Qu’avons-nous fait de nos cinq participations à la Coupe du Monde de football ? Que nous vaudra-t-il de participer à la prochaine édition en Afrique du Sud ? Voici deux questions, parmi tant d’autres, que nous sommes peu nombreux à nous poser, grisés que nous sommes par le palmarès et le classement élogieux qu’affiche notre pays sur le continent, en matière de football.
Si l’Espagne, en 1982, fut le galop d’essai qui nous ouvrit les yeux et nous fit voir un peu plus clair sur les enjeux du foot business, que dire alors de l’Italie, en 1990, du parcours exceptionnel des Lions Indomptables, et son augure de lendemains glorieux pour notre football ? Que n’avions-nous vite déchanté ! Et pour cause : nous étions nombreux à rêver des stades que le monde entier construirait dans chaque coin du Cameroun, en reconnaissance au jeu de reins très enflammé de Roger Milla. Qui n’imagina pas nos villes et campagnes, soudain envahies par des hordes de touristes provenant de la planète entière, à la quête des charmes enchanteurs et de la magie envoûtante du pays des Lions Indomptables ? Nous avions pris nos lubies pour des réalités. Le quotidien du football camerounais ne s’est nullement ressenti des exploits de ses footballeurs. Bien au contraire.
Le credo de la Fifa et de son président, au moment où ils décidèrent d’activer le principe de la rotation par continent de l’organisation de la Coupe du Monde, et qu’ils attribuèrent l’édition 2010 à l’Afrique, était que les retombées de cette compétition profitent au maximum à tous les pays du continent. Non pas que tous l’organisent à la fois ou se qualifient pour la phase finale, mais que la majorité touche les dividendes de l’avènement sur le sol du continent d’un événement aux bénéfices colossaux.
Pour ce qui est de notre pays, disons-le sans détour, le pari est manqué.
Nous aimons à nous gargariser de ce que notre pays est l’« Afrique en miniature », sans trop nous soucier de la portée des mots ni des implications d’une telle assertion sur notre offre en tourisme de masse. Si tel était le cas, l’arrivée de la Coupe du Monde sur notre continent nous aurait permis de nous positionner comme étant une des meilleures destinations pour une vingtaine de pays qualifiés. Si notre tourisme était véritablement développé, s’il pouvait être attractif, chaque coin de notre pays serait un site potentiel pour accueillir une équipe nationale en route pour l’Afrique du Sud. Kribi, Ngaoundéré, Garoua, Yaoundé, Batouri, pour ne citer qu’elles, verraient affluer sélections nationales et accompagnateurs, journalistes et curieux, supporters et tout ce qui va avec.
Hélas ! Le Cameroun n’est pas l’Amérique.

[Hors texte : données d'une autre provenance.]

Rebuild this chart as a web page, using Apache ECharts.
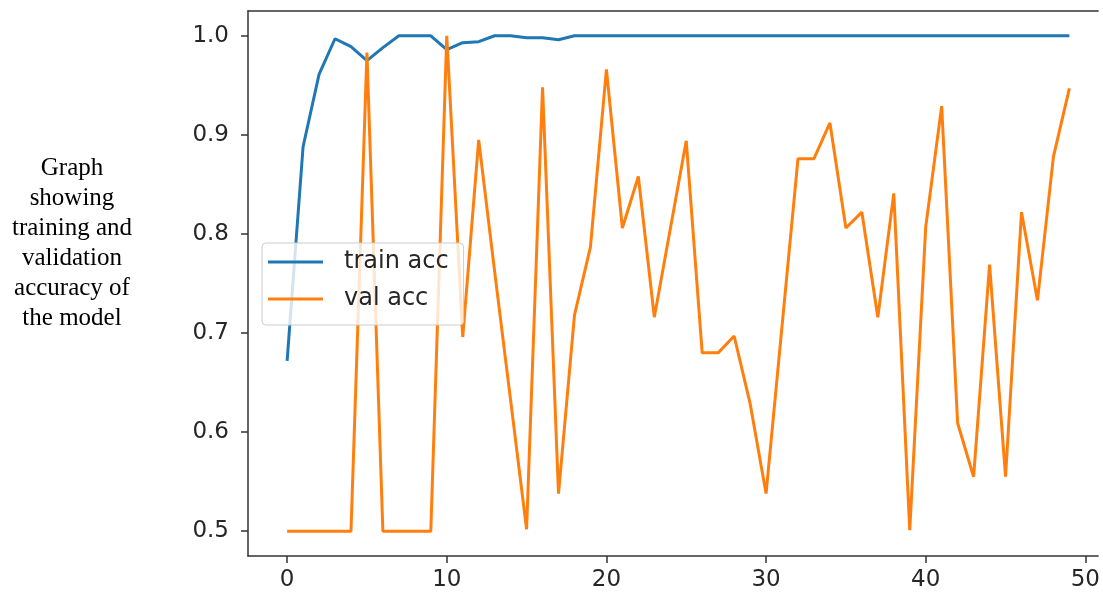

De précieuses devises vont nous filer sous le nez, qui auraient permis à nos hôteliers de se faire de bons petits coussins de réserves et au secteur informel de respirer un petit bol d’air frais, par ces temps de galère. A titre d’exemple, une délégation brésilienne à la Coupe du Monde, c’est au minimum cent officiels et cent journalistes qui rendent compte quotidiennement de la vie de la Seleçao. C’est aussi et surtout des centaines de sympathisants qui campent aux abords de l’hôtel principal hébergeant la sélection or et vert. C’est pain bénit pour les sites qui les accueillent. Il faut compter quatre Hilton Hotel pour les héberger !
Imaginons un instant que notre pays, en plus de la notoriété dont jouissent les Lions Indomptables, disposât de cinq ou six aires de jeu modernes et de dix hôtels de grande capacité, il ne fait point de doute que nous aurions constitué une escale appréciable pour les protagonistes de la Coupe du Monde, et, tout porte à croire que plus d’un match amical se serait disputé sur nos terres dans cet intervalle-là.
Résultat des courses, le Cameroun, une fois encore, va voir passer, sous son nez, les immenses retombées de la première Coupe du Monde à se disputer sur le continent noir. Apparemment, il ne sera pas seul dans ce cas, les autres pays subsahariens ayant été surpris ( ?) par ce rendez-vous.
L’Afrique du Sud, finalement, recueillera, seule, tous les fruits de son aventure footeuse. Ce ne sera pas faute, pour la Fifa, d’avoir sensibilisé les autres nations, elle qui a multiplié séminaires et colloques sur le sujet. Mais, c’est tant mieux ainsi, car si la Fifa devait forcément impliquer tous les pays africains dans l’organisation de cet événement, c’est sûr qu’en 2011 nombre d’entre eux ne seraient pas prêts. Heureusement, une nouvelle chance est promise aux canards boiteux du continent : l’Afrique organisera à nouveau le Mondial en 2030.